So I promised a lot of people I would have the slides from my talk up by Monday, but then I got lazy. But finally, a whole 24 hours late, here they are. you want a quick overview of what the talk was about, Chris Remo recapped it pretty clearly here.
Here's some usability tips for those who aren't aware:
Download the big zip, and open and print the word document (or have it on a second monitor) then run the powerpoint in presentation mode (or have it on your main monitor), then - every time you see a bold word in the text of the word doc, you advance the slides. This will keep all the slides and text in synch and give you the full effect of the presentation.
Just reading the presentation alone will be confusing without the slides, and the slides themselves will be totally meaningless without the text - it's really the synchronization of the two that you need if you hope to follow it.
Also - for reference, you might want the following:
My GDC 2006 Intentionality talk is here.
Harvey Smith's Orthogonal Unit Differentiation talk is here.
Harvey Smith and Randy Smith's talk on emergent gameplay design is here.

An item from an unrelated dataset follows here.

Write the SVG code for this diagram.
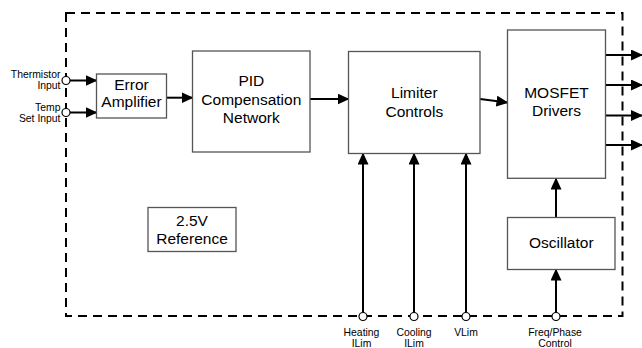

Thanks - obviously - to Harvey and Randy for continuing to host the slides and making all this great stuff available for freeloaders like me (and hopefully now you) to cash in on.
One thing that occurred to me the day after your talk was that the difference between planning out everything to the nth degree and frantic improvisation is exactly the difference I feel in playing tournament chess (where each player typically gets 2+ hours to make all his moves) and blitz chess (where each player gets a total of 5 minutes). I found it interesting that one could reach both extremes of the intentionality-improvisation spectrum just by tweaking one analog variable.